Framework is exactly designed so you don't have to build an entire factory yourself, you let other people do that, and you can concentrate on the specific challenges for your problem. In my eyes, a framework is the good old hammer approach. See frameworks like the different kinds of hammers. Different hammers for different jobs, just like a different framework for different jobs.


what's with all the jokes about killing women?


Frameworks sound great until you inherit a franken-app built using one. You might be able to understand bits if they religiously followed the dogmatic usage of the framework but more likely they just wanted to get stuff built and not wanting to learn someone else's idea of the perfect wheel maker framework and so ended up still building something unique, baroque, and possibly impenetrable.

Frameworks in the most case feel like straightjackets, so I understand why developers feel the need to abandon some of the magic and build bits that are actually simple robust and supportable, but it can become hell for subsequent developers.


My first framework was actually in Turbo Pascal (Turbo Vision).

Since then I have used:

- Turbo Vision - C++ as well

- Object Windows Library in Turbo Pascal and C++

- Microsoft Foundation Classes in C++

- An in-house framework done in TCL and C

- An in-house framework done in C

- An in-house framework done in a mixture of Perl, C++ and CORBA

- J2EE in Java

- An in-house framework in Java for web development

- ... (lost count of all remaining ones)

The desire for frameworks is something that runs deep with enterprise architects.

How many corporations tend to have architects that take a nice framework and always have to put their own layer on top of it as well.


I thought that OWL (at least the Pascal version) was pretty reasonable for what it did.

I can understand the frustration with Java, though. The first time I started reading through "web.xml", I thought it was a bit much. Then I read the EJB specs...

Struts, at least the older versions I've had to maintain, is a nightmare. RoR seemed to have a lot less BS to do the same thing.


Yeah, OWL was miles ahead of MFC.


> Frameworks sound great until you inherit a franken-app built using one.

And when you do, the ones to blame are the programmers who wrote the app, not the framework.

> Frameworks in the most case feel like straightjackets

You mean "bad frameworks" feel like straightjackets.

Using the right framework for the right reason is a productivity boost.


    Using the right framework for the right reason is a productivity boost.
I agree. The difficulty with this is in the long term. Things change: new opportunities, new technologies, new developers, new functionality.

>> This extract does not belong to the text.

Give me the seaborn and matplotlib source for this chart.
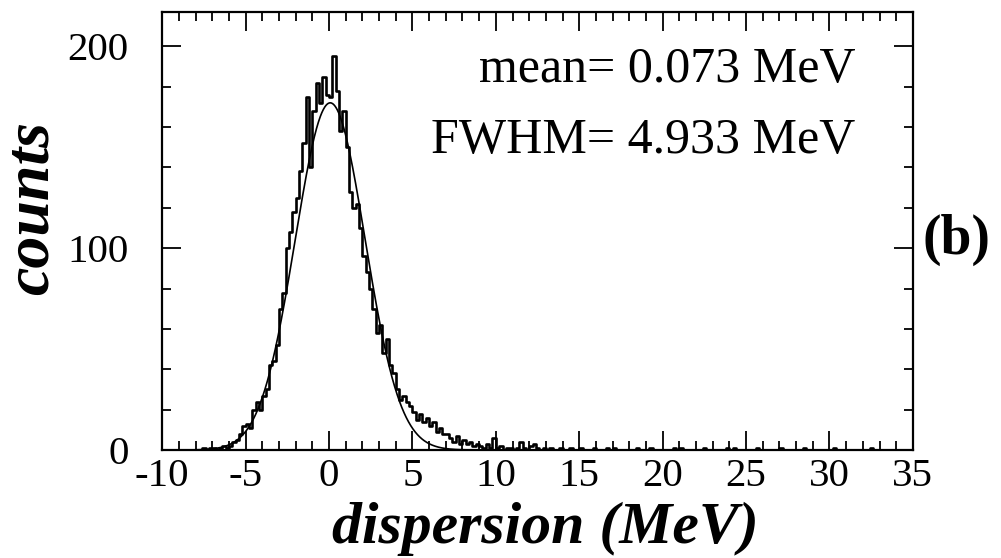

Even if you were 100% certain of your choice on day one, it's difficult to measure the precise point beyond which your framework is no longer the "right" framework. I'm interested in solutions to this problem.


but doesn't this happen anyway? Business requirements change, technologies change, the tool that you chose 5 years ago is probably not the best tool for the job today, regardless of whether it's a framework, a library or another piece of software in your stack.

A possible solution is to keep your business logic framework agnostic, and write thin wrappers to plug into the framework where required. In theory it should be possible to change frameworks without incurring a major rewrite. This is easier said than done of course.


I like your post. I agree with the fact that a framework does restrict your control and creativity. However, what you get in place of that is standardization. So if you have 10 people working on a project you don't want them all to be doing their own thing. You want a very standardized code base that is easy to understand by everyone. Easier to maintain, change, and, upgrade.